◆ SOURCE MATERIAL ◆
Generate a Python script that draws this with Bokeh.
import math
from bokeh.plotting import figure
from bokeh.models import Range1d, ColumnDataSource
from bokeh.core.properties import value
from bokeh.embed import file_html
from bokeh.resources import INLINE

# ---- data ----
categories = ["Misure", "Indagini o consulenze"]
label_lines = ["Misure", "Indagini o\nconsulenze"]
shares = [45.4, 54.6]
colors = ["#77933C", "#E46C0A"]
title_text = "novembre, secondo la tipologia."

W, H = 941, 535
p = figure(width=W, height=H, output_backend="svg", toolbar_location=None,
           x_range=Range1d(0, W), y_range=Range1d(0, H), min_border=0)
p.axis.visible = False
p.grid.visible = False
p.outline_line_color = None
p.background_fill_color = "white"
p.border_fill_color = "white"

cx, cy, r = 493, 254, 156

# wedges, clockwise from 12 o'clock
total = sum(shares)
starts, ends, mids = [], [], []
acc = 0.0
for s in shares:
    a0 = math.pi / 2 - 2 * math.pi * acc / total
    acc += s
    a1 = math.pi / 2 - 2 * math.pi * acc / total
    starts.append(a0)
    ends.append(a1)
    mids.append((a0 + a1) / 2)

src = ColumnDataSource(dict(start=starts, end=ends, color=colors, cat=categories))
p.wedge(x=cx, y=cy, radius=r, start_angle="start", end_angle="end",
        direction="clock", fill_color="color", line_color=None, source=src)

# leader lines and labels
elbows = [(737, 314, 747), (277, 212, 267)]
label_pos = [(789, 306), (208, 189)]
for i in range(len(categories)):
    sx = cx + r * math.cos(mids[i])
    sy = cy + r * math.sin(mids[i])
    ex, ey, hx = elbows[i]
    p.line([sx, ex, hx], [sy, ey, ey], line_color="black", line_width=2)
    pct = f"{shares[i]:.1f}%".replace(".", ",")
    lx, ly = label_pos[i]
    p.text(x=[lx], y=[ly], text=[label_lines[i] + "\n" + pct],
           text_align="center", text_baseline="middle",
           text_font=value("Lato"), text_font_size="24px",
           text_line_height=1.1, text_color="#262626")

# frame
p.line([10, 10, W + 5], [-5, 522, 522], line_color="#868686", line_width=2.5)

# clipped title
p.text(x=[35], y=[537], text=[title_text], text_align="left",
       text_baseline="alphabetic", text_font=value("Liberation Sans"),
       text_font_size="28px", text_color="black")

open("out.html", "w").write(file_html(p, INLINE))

◆ TASK DESCRIPTION ◆
Copy each line of the data exactly, leaving nothing out.

◆ ANSWER TO THE TASK ◆
Generate a Python script that draws this with Bokeh.
import math
from bokeh.plotting import figure
from bokeh.models import Range1d, ColumnDataSource
from bokeh.core.properties import value
from bokeh.embed import file_html
from bokeh.resources import INLINE

# ---- data ----
categories = ["Misure", "Indagini o consulenze"]
label_lines = ["Misure", "Indagini o\nconsulenze"]
shares = [45.4, 54.6]
colors = ["#77933C", "#E46C0A"]
title_text = "novembre, secondo la tipologia."

W, H = 941, 535
p = figure(width=W, height=H, output_backend="svg", toolbar_location=None,
           x_range=Range1d(0, W), y_range=Range1d(0, H), min_border=0)
p.axis.visible = False
p.grid.visible = False
p.outline_line_color = None
p.background_fill_color = "white"
p.border_fill_color = "white"

cx, cy, r = 493, 254, 156

# wedges, clockwise from 12 o'clock
total = sum(shares)
starts, ends, mids = [], [], []
acc = 0.0
for s in shares:
    a0 = math.pi / 2 - 2 * math.pi * acc / total
    acc += s
    a1 = math.pi / 2 - 2 * math.pi * acc / total
    starts.append(a0)
    ends.append(a1)
    mids.append((a0 + a1) / 2)

src = ColumnDataSource(dict(start=starts, end=ends, color=colors, cat=categories))
p.wedge(x=cx, y=cy, radius=r, start_angle="start", end_angle="end",
        direction="clock", fill_color="color", line_color=None, source=src)

# leader lines and labels
elbows = [(737, 314, 747), (277, 212, 267)]
label_pos = [(789, 306), (208, 189)]
for i in range(len(categories)):
    sx = cx + r * math.cos(mids[i])
    sy = cy + r * math.sin(mids[i])
    ex, ey, hx = elbows[i]
    p.line([sx, ex, hx], [sy, ey, ey], line_color="black", line_width=2)
    pct = f"{shares[i]:.1f}%".replace(".", ",")
    lx, ly = label_pos[i]
    p.text(x=[lx], y=[ly], text=[label_lines[i] + "\n" + pct],
           text_align="center", text_baseline="middle",
           text_font=value("Lato"), text_font_size="24px",
           text_line_height=1.1, text_color="#262626")

# frame
p.line([10, 10, W + 5], [-5, 522, 522], line_color="#868686", line_width=2.5)

# clipped title
p.text(x=[35], y=[537], text=[title_text], text_align="left",
       text_baseline="alphabetic", text_font=value("Liberation Sans"),
       text_font_size="28px", text_color="black")

open("out.html", "w").write(file_html(p, INLINE))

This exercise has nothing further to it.